In your case, the application runs very shortly and likely non-optimized, which can lead to references being not recognized as being unused due to point 3, when point 1 and 2 do not apply.

You can easily verify that this is the case. When you change the line

ArrayList<String> strings2 = generateLargeStringsArray(N);

to

ArrayList<String> strings2 = null;
strings2 = generateLargeStringsArray(N);

the OutOfMemoryError goes away. The reason is that the storage location holding the Iterator used in the preceding for loop has not been overwritten at this point. The new local variable strings2 will reuse the storage, but this only manifests when a new value is actually written to it. So the initialization with null before calling generateLargeStringsArray(N) will overwrite the Iterator reference and allows the old list to be collected.

Alternatively, you can run the program in the original form using the option -Xcomp. This forces compilation of all methods. On my machine, it had a noticeable startup slowdown, but due to the variable usage analysis, the OutOfMemoryError also went away.

Having an application that allocates that much memory (compared to the max heap size) during the initialization, i.e. when most methods run interpreted, is an unusual corner case. Usually, most hot methods are sufficiently compiled before the memory consumption is that high. If you encounter this corner case repeatedly in a real life application, well, then -Xcomp might work for you.



回答5:

Finally, Oracle/Open JKD bug is accepted, approved and fixed:

http://bugs.java.com/bugdatabase/view_bug.do?bug_id=JDK-8175883

https://bugs.openjdk.java.net/browse/JDK-8175883

Quoting the comments from the threads:

This is an issue reproducible both on 8 and 9

There is some issue the program keeps it's own implicit auto-generated reference to the memory block till next implicit usage and its memory is being locked that causing OOM

(this proves @vanza's expectation, see this example from the JDK developer)
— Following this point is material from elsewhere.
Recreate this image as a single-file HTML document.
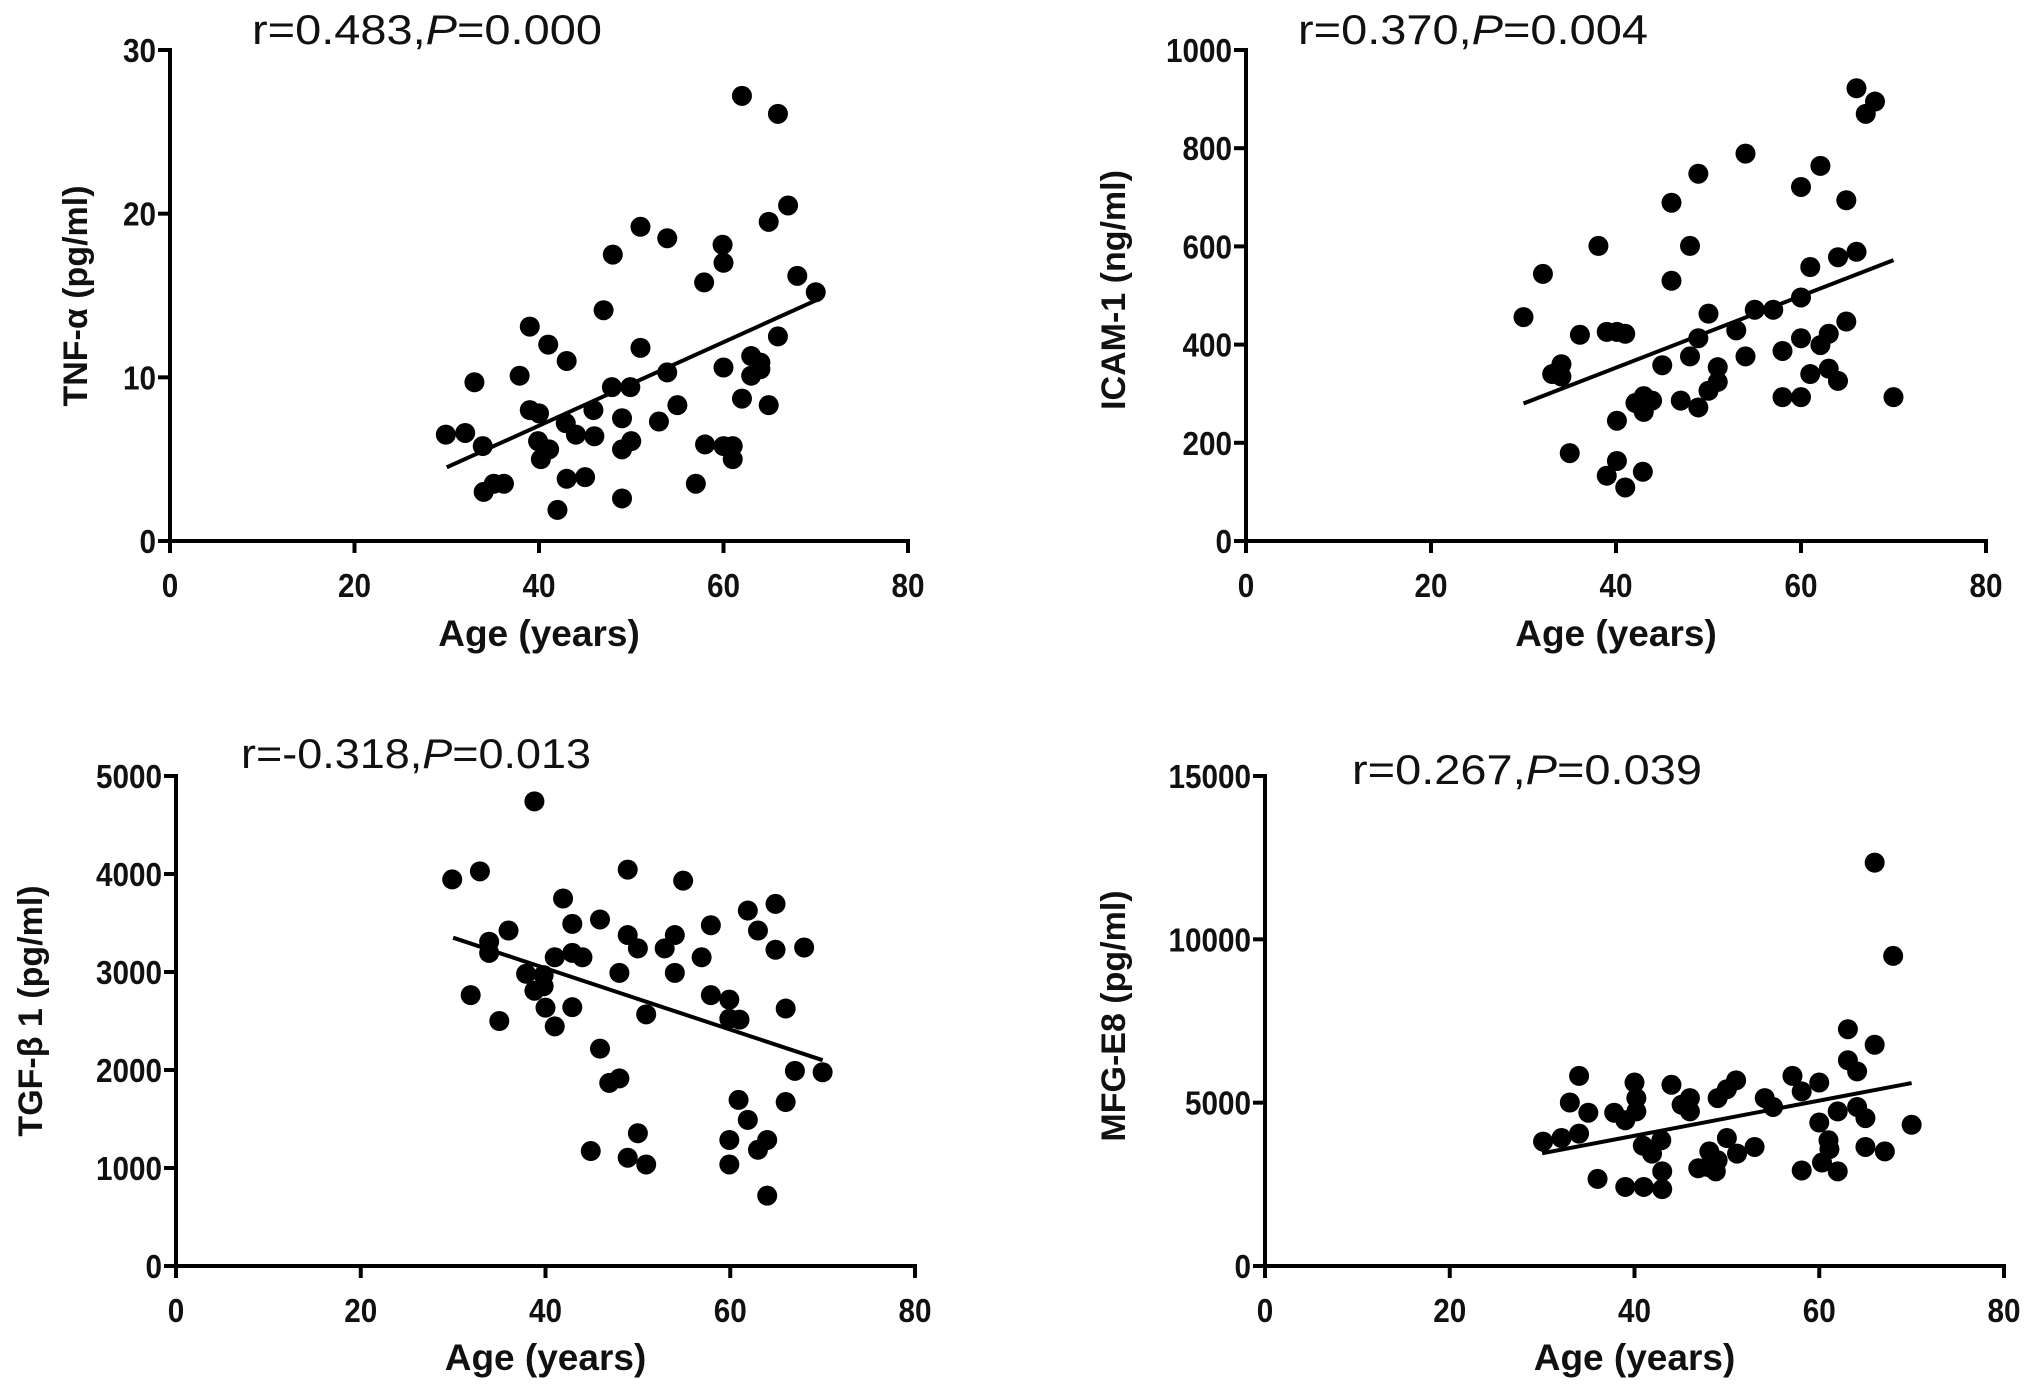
<!DOCTYPE html>
<html><head><meta charset="utf-8"><style>
html,body{margin:0;padding:0;background:#fff}
svg{display:block}
text{font-family:"Liberation Sans",Arial,sans-serif;fill:#111}
</style></head><body>
<svg id="chart" width="2031" height="1390" viewBox="0 0 2031 1390"></svg>
<script>
const ages1=[29.9,32,33,33.9,34,35.1,36.2,37.9,39,39,40,39.9,40.2,41.1,41,42.9,43,44,42,43,45,45.9,46,47,47.9,48,49,49,49,49.9,50,51,51,53,53.9,53.9,55,57,57.9,58,59.9,60,60,60,61,61,62,62,63,63,64,64,64.9,64.9,65.9,65.9,67,68,70];
const tnf=[6.5,6.6,9.7,5.8,3.0,3.5,3.5,10.1,13.1,8.0,7.8,6.1,5.0,5.6,12.0,7.2,11.0,6.5,1.9,3.8,3.9,8.0,6.4,14.1,9.4,17.5,7.5,5.6,2.6,9.4,6.1,19.2,11.8,7.3,18.5,10.3,8.3,3.5,15.8,5.9,18.1,17.0,10.6,5.8,5.8,5.0,27.2,8.7,11.3,10.1,10.9,10.5,8.3,19.5,26.1,12.5,20.5,16.2,15.2];
const ages2=[30,32.1,33.1,34.1,34.1,35,36.1,38.1,39,39,40.1,40.1,40.1,41,41,42.1,42.9,43,43,43.9,45,46,46,47,48,48,48.9,48.9,48.9,50,50,51,51,53,54,54,55,57,58,58,60,60,60,60,61,61,62.1,62.1,63,63,64,64,64.9,64.9,66,66,67,68,70];
const icam=[456,544,340,360,335,179,420,601,426,133,426,245,163,109,422,281,141,263,295,286,358,689,530,286,601,376,748,272,413,463,306,324,354,429,789,376,471,471,387,293,721,496,413,293,558,340,764,399,422,351,578,326,694,447,922,589,870,895,293];
const ages3=[29.9,32.9,31.9,33.9,33.9,35,36,37.9,38.8,38.8,39.8,39.8,40,41,41,41.9,42.9,42.9,42.9,44,44.9,45.9,45.9,46.9,48,48,48.9,48.9,48.9,50,50,50.9,50.9,52.9,54,54,54.9,56.9,57.9,57.9,59.9,59.9,59.9,59.9,61,60.9,61.9,61.9,63,63,64,64,64.9,64.9,66,66,67,68,70];
const tgf=[3945,4027,2764,3309,3195,2500,3423,2982,4741,2809,2968,2855,2636,2445,3150,3750,3491,3195,2641,3150,1173,3536,2218,1868,1914,2991,4045,3377,1105,3241,1355,2568,1036,3241,3377,2991,3932,3150,3477,2764,2718,1286,1036,2523,2514,1695,3627,1491,3423,1186,1286,718,3695,3227,2627,1673,1991,3250,1977];
const ages4=[30.1,32.1,33,34,34,35,36,37.8,39,39,40,40.2,40.2,40.9,41,41.9,42.9,43,43,44,45.1,46,46,46.9,47.9,48.1,48.8,49,49,50,50,51,51.1,53,54.1,55,57.1,58.1,58.1,60,60,60.3,61,61.1,62,62,63.1,63.1,64.1,64.1,65,65,66,66,67.1,68,70];
const mfg=[3808,3917,5005,5820,4053,4692,2666,4692,4460,2420,5616,5140,4732,3685,2420,3440,3848,2897,2353,5548,4936,5140,4732,2992,3033,3508,2897,3236,5140,3917,5412,5684,3440,3644,5140,4868,5820,5344,2924,5616,4392,3168,3848,3576,2897,4732,7249,6297,5956,4868,4528,3644,12348,6773,3508,9493,4324];
const xTicks=[0,20,40,60,80];
const yTicks1=[0,10,20,30], yTicks2=[0,200,400,600,800,1000], yTicks3=[0,1000,2000,3000,4000,5000], yTicks4=[0,5000,10000,15000];
const fit1=[[30,4.5],[70,14.7]], fit2=[[30,280],[70,572]], fit3=[[30,3350],[70,2100]], fit4=[[30,3450],[70,5600]];

const NS="http://www.w3.org/2000/svg";
const svg=document.getElementById('chart');
function el(tag,attrs,parent){const e=document.createElementNS(NS,tag);for(const k in attrs)e.setAttribute(k,attrs[k]);(parent||svg).appendChild(e);return e;}

const panels=[
 {id:'tnf',xs:ages1,ys:tnf,yt:yTicks1,fit:fit1,ymax:30,x0:170,x1:908,y0:541,y1:50,ytitle:'TNF-α (pg/ml)',ytx:75,yty:296,ann:['r=0.483,','P','=0.000'],ax:252,ay:44,xty:646,tly:597},
 {id:'icam',xs:ages2,ys:icam,yt:yTicks2,fit:fit2,ymax:1000,x0:1246,x1:1986,y0:541,y1:50,ytitle:'ICAM-1  (ng/ml)',ytx:1113,yty:290,ann:['r=0.370,','P','=0.004'],ax:1298,ay:44,xty:646,tly:597},
 {id:'tgf',xs:ages3,ys:tgf,yt:yTicks3,fit:fit3,ymax:5000,x0:176,x1:915,y0:1266,y1:776,ytitle:'TGF-β 1  (pg/ml)',ytx:30,yty:1011,ann:['r=-0.318,','P','=0.013'],ax:241,ay:768,xty:1370,tly:1322},
 {id:'mfg',xs:ages4,ys:mfg,yt:yTicks4,fit:fit4,ymax:15000,x0:1265,x1:2004,y0:1266,y1:776,ytitle:'MFG-E8  (pg/ml)',ytx:1113,yty:1016,ann:['r=0.267,','P','=0.039'],ax:1352,ay:784,xty:1370,tly:1322}
];

panels.forEach(p=>{
  const g=el('g',{});
  
  
  const sx=v=>p.x0+(v/80)*(p.x1-p.x0);
  const sy=v=>p.y0-(v/p.ymax)*(p.y0-p.y1);
  const ya=el('line',{x1:p.x0,y1:p.y0+2,x2:p.x0,y2:p.y1-2,stroke:'#000','stroke-width':4},g);
  
  
  const xa=el('line',{x1:p.x0-2,y1:p.y0,x2:p.x1+2,y2:p.y0,stroke:'#000','stroke-width':4},g);
  
  
  xTicks.forEach(t=>{
    const x=sx(t);
    el('line',{x1:x,y1:p.y0,x2:x,y2:p.y0+12,stroke:'#000','stroke-width':4},g);
    const tx=el('text',{x:0,y:0,'text-anchor':'middle','font-size':33,'font-weight':'bold',transform:`translate(${x},${p.tly}) scale(0.9,1)`},g);
    tx.textContent=t;
    
    
  });
  p.yt.forEach(t=>{
    const y=sy(t);
    el('line',{x1:p.x0-12,y1:y,x2:p.x0,y2:y,stroke:'#000','stroke-width':4},g);
    const tx=el('text',{x:0,y:0,'text-anchor':'end','font-size':33,'font-weight':'bold',transform:`translate(${p.x0-14},${y+12}) scale(0.9,1)`},g);
    tx.textContent=t;
    
    
  });
  const xt=el('text',{x:(p.x0+p.x1)/2,y:p.xty,'text-anchor':'middle','font-size':37,'font-weight':'bold'},g);
  xt.textContent='Age (years)';
  
  
  const yt=el('text',{x:0,y:0,'text-anchor':'middle','font-size':34,'font-weight':'bold',transform:`translate(${p.ytx+12},${p.yty}) rotate(-90)`},g);
  yt.textContent=p.ytitle;
  
  
  const an=el('text',{x:p.ax,y:p.ay,'font-size':42,textLength:350,lengthAdjust:'spacingAndGlyphs'},g);
  
  
  const s1=el('tspan',{},an);s1.textContent=p.ann[0];
  const s2=el('tspan',{'font-style':'italic'},an);s2.textContent=p.ann[1];
  const s3=el('tspan',{},an);s3.textContent=p.ann[2];
  p.xs.forEach((a,i)=>{
    const c=el('circle',{cx:sx(a),cy:sy(p.ys[i]),r:10,fill:'#000'},g);
    
    
  });
  const fl=el('line',{x1:sx(p.fit[0][0]),y1:sy(p.fit[0][1]),x2:sx(p.fit[1][0]),y2:sy(p.fit[1][1]),stroke:'#000','stroke-width':4},g);
  
  
});
</script>
</body></html>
According the spec this should not happen

(this is an answer to my question: if compiler creates some instances it should care about discarding them from the scope after using)

UPD 21.11.2017: the bug is fixed in JDK, see comment from Vicente Romero



回答6:

Just to summarize the answers:

As @sotirios-delimanolis mentioned in his comment about The enhanced for statement - my assumption is explicitly defined: the for sugar statement is compiled to Iterator with hasNext()-next() calls:

#i is an automatically generated identifier that is distinct from any other identifiers (automatically generated or otherwise) that are in scope (§6.3) at the point where the enhanced for statement occurs.

As then @vanza showed in his answer: this automatically generated identifier might be or might be not overridden later. If it is overridden - the memory may be released, if not - the memory is not released any more.

Still (for me) is open question: if Java compiler or JVM creates some implicit references, shouldn't it care then later about discarding those references? Is there any guarantee that the same auto-generated iterator reference will be reused in the next calls before the next memory allocation? Shouldn't it be a rule: those who allocate memory then care about releasing it? I'd say - it must care about this. Otherwise the behavior is undefined (it may fall to OutOfMemoryError, or may not - who knows...)

Yes, my example is a corner case (nothing initialized between for iterator and the next memory allocation), but this doesn't mean it is impossible case. And this doesn't mean this case is hard to achieve - its quite probable to work in a limited memory environment with some large data and re-allocate the memory immediately it has been used. I found this case in my working application where I parse a large XML, which "eats" more than a half of memory.

(and the question is not only about iterator and for loops, guess it is common issue: the compiler or JVM sometimes doesn't cleanup own implicit references).